A special new design for this set, the anniversary edition of the Fixpencil has a shot-peened aluminium finish, for a different look and feel to the standard models. It has the addition of ruled scales in centimetres and inches.
It’s supplied in a sturdy card box, along with a tube of leads - one graphite B-grade lead, and coloured leads in red, blue, green and yellow.
We think this works really well as both a special edition for collectors, and a real day-to-day working clutch pencil - just a little more special than the standard Fixpencil models.
Like the Fixpencil, Caran d’Ache have gone to a bit of trouble to make this one special. The 849 has always been a ballpoint, but with its look clearly inspired by pencils. They’ve gone a bit further with this special edition. The body is a mix of different colours, with one colour on each side of the hexagon.

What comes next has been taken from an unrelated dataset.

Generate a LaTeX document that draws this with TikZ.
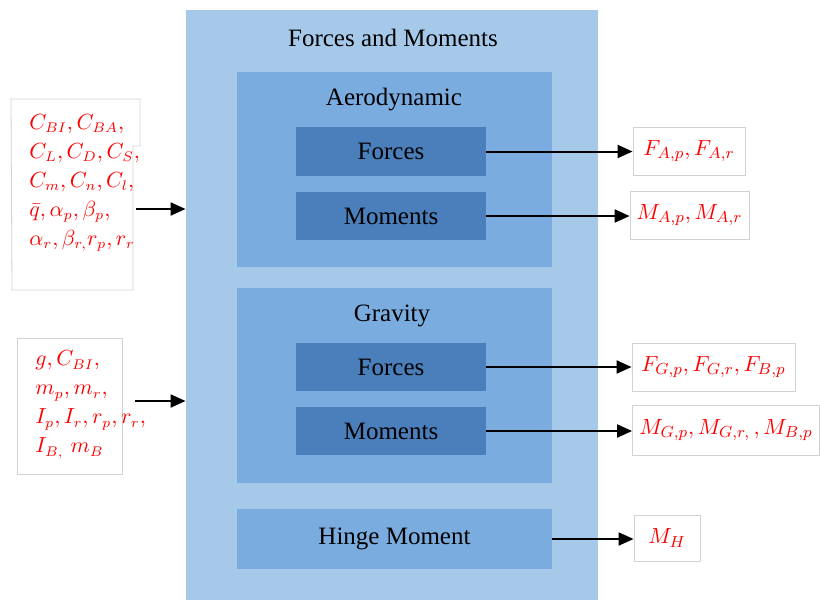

Between each, and near the tip, is a creamy pale brown, to resemble cedar wood.
Next to the clip, the little pencil character, Bonne-Mine, is drawn on in white.
Again, like the Fixpencil, this can be a beautiful collectors’ edition to have on display; but it could also be a ballpoint pen you use every day - just what the 849 was always made to be.
The special edition Ecridor is patterned with a variation of the classic ‘chevron’ finish. Groups of chevrons alternate between running up and down the pen, on different faces of the hexagonal body.
The inside of the presentation card box is beautifully designed, too - the pen itself sits on a softly cushioned base, while the design on the inside of the lid is a large ‘HAPPY 100’ message, made up of chevrons, to echo the design on the pen; along with the Bonne-Mine character.
The competition is now closed.
The Prize: A special anniversary bag containing special anniversary goodies, including the set of Prismalo watercolour pencils detailed above, a couple of other anniversary pencils, and a special embossed notebook.